The structural contradiction at the center of all of it
What the person pushing back does, in the final pass of the conversation, is pull all the threads together into a single damning summary. They lay it out plainly: an administration that pardons billions in fraud, that refuses to prosecute credibly documented crimes involving children even when physical evidence exists, that is openly supported by every major hate group in the country and pardoned their leaders, is now launching a fraud investigation into an organization that tracks hate groups and calling it an anti-racism campaign. When you line all of those facts up next to each other, the absurdity becomes impossible to ignore. This is not a complicated political debate where reasonable people can disagree. It is a straightforward case of selective enforcement, institutional capture, and the use of law enforcement as a partisan weapon. The person in the conversation who is dismantling the argument is not being conspiratorial — they are applying basic logical consistency to a set of publicly known facts and arriving at an obvious conclusion.
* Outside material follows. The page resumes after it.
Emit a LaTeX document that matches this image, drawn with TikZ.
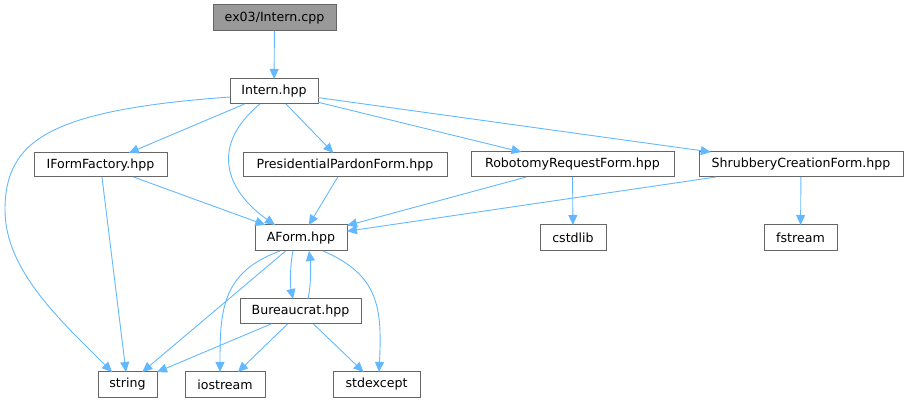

“This administration is supported by every single hate group saying like that I need to tell you, or do you know how stupid you sound?”
Summary and conclusion
The conversation, stripped of its informal language, is a clear-eyed argument about what it means when law enforcement becomes political. The person doing the dismantling makes four connected points that hold together logically. First, the fraud charge against the SPLC is not credible from an administration that pardoned billions in actual fraud. Second, the DOJ cannot be trusted to run a fair investigation when its head is personally tied to individuals it should be investigating. Third, the FBI cannot be relied on for independent oversight when its director has already protected those same individuals from accountability. Fourth, an investigation framed as fighting racism, launched by an administration with documented ties to and pardons of actual hate groups, is not what it claims to be. Taken together, these four points describe an administration using the tools of justice selectively — protecting allies, targeting opponents, and using the language of accountability to do the opposite of holding people accountable. The person speaking may be doing it in rough, conversational language, but the argument they are making is sound. The only honest response to the summary they lay out at the end is not to defend the investigation — it is to grapple with the contradiction they have described.